▶ Your task
Exclude the pictures and return every line exactly as written.

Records
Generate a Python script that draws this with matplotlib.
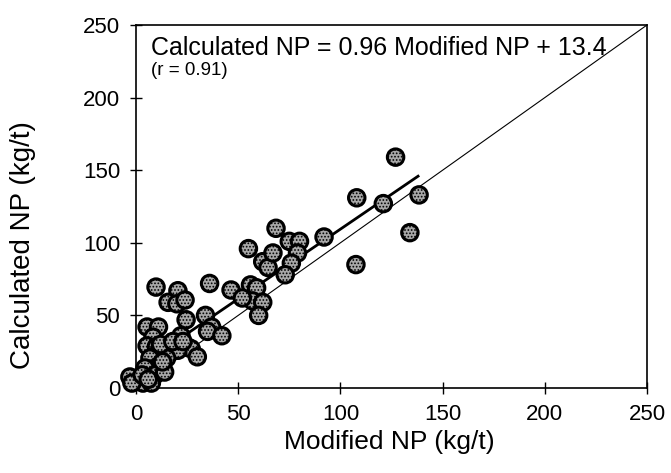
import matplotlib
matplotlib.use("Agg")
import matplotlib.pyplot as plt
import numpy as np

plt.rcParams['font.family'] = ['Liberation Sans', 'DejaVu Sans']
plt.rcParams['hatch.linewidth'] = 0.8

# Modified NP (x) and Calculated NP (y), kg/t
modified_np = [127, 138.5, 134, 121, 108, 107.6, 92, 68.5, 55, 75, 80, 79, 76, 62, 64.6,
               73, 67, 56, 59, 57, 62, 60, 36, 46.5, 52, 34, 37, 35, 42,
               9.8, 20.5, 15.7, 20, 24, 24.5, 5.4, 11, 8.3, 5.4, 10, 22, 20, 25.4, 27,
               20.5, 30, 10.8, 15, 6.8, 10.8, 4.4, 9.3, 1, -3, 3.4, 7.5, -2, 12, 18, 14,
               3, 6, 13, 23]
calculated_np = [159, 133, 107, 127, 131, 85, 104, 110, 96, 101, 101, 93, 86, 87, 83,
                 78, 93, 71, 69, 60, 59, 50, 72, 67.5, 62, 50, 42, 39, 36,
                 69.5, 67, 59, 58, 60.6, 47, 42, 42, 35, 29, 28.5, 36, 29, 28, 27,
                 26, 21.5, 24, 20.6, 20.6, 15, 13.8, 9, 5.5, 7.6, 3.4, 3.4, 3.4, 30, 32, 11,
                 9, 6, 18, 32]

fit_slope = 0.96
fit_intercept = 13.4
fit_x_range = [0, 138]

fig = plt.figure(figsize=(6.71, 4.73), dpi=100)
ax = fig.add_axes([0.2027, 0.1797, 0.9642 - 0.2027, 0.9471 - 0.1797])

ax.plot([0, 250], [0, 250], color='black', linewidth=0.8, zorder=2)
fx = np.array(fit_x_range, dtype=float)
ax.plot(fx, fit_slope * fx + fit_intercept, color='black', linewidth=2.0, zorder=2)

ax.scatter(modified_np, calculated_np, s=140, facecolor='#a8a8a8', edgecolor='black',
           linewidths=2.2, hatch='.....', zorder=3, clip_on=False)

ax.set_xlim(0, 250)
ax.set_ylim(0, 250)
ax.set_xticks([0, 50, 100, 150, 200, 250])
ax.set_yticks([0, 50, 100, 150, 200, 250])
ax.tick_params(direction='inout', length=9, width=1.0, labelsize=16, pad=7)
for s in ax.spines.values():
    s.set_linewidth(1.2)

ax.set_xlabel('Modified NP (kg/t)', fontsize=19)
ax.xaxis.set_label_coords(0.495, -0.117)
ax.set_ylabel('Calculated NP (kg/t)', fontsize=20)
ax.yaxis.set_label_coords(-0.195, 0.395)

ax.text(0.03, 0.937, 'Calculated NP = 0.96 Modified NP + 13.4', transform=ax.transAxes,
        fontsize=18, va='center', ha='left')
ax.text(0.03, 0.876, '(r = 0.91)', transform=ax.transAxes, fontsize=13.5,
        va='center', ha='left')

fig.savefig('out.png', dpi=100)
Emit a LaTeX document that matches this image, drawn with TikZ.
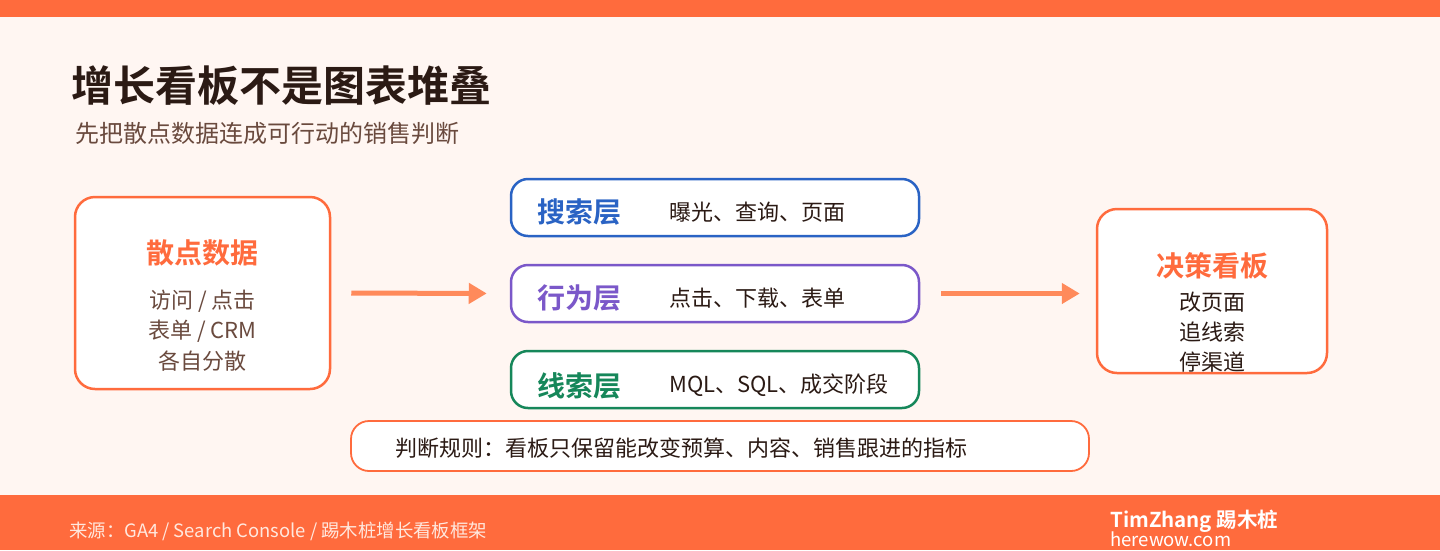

▶ The solution
Generate a Python script that draws this with matplotlib.
import matplotlib
matplotlib.use("Agg")
import matplotlib.pyplot as plt
import numpy as np

plt.rcParams['font.family'] = ['Liberation Sans', 'DejaVu Sans']
plt.rcParams['hatch.linewidth'] = 0.8

# Modified NP (x) and Calculated NP (y), kg/t
modified_np = [127, 138.5, 134, 121, 108, 107.6, 92, 68.5, 55, 75, 80, 79, 76, 62, 64.6,
               73, 67, 56, 59, 57, 62, 60, 36, 46.5, 52, 34, 37, 35, 42,
               9.8, 20.5, 15.7, 20, 24, 24.5, 5.4, 11, 8.3, 5.4, 10, 22, 20, 25.4, 27,
               20.5, 30, 10.8, 15, 6.8, 10.8, 4.4, 9.3, 1, -3, 3.4, 7.5, -2, 12, 18, 14,
               3, 6, 13, 23]
calculated_np = [159, 133, 107, 127, 131, 85, 104, 110, 96, 101, 101, 93, 86, 87, 83,
                 78, 93, 71, 69, 60, 59, 50, 72, 67.5, 62, 50, 42, 39, 36,
                 69.5, 67, 59, 58, 60.6, 47, 42, 42, 35, 29, 28.5, 36, 29, 28, 27,
                 26, 21.5, 24, 20.6, 20.6, 15, 13.8, 9, 5.5, 7.6, 3.4, 3.4, 3.4, 30, 32, 11,
                 9, 6, 18, 32]

fit_slope = 0.96
fit_intercept = 13.4
fit_x_range = [0, 138]

fig = plt.figure(figsize=(6.71, 4.73), dpi=100)
ax = fig.add_axes([0.2027, 0.1797, 0.9642 - 0.2027, 0.9471 - 0.1797])

ax.plot([0, 250], [0, 250], color='black', linewidth=0.8, zorder=2)
fx = np.array(fit_x_range, dtype=float)
ax.plot(fx, fit_slope * fx + fit_intercept, color='black', linewidth=2.0, zorder=2)

ax.scatter(modified_np, calculated_np, s=140, facecolor='#a8a8a8', edgecolor='black',
           linewidths=2.2, hatch='.....', zorder=3, clip_on=False)

ax.set_xlim(0, 250)
ax.set_ylim(0, 250)
ax.set_xticks([0, 50, 100, 150, 200, 250])
ax.set_yticks([0, 50, 100, 150, 200, 250])
ax.tick_params(direction='inout', length=9, width=1.0, labelsize=16, pad=7)
for s in ax.spines.values():
    s.set_linewidth(1.2)

ax.set_xlabel('Modified NP (kg/t)', fontsize=19)
ax.xaxis.set_label_coords(0.495, -0.117)
ax.set_ylabel('Calculated NP (kg/t)', fontsize=20)
ax.yaxis.set_label_coords(-0.195, 0.395)

ax.text(0.03, 0.937, 'Calculated NP = 0.96 Modified NP + 13.4', transform=ax.transAxes,
        fontsize=18, va='center', ha='left')
ax.text(0.03, 0.876, '(r = 0.91)', transform=ax.transAxes, fontsize=13.5,
        va='center', ha='left')

fig.savefig('out.png', dpi=100)
Emit a LaTeX document that matches this image, drawn with TikZ.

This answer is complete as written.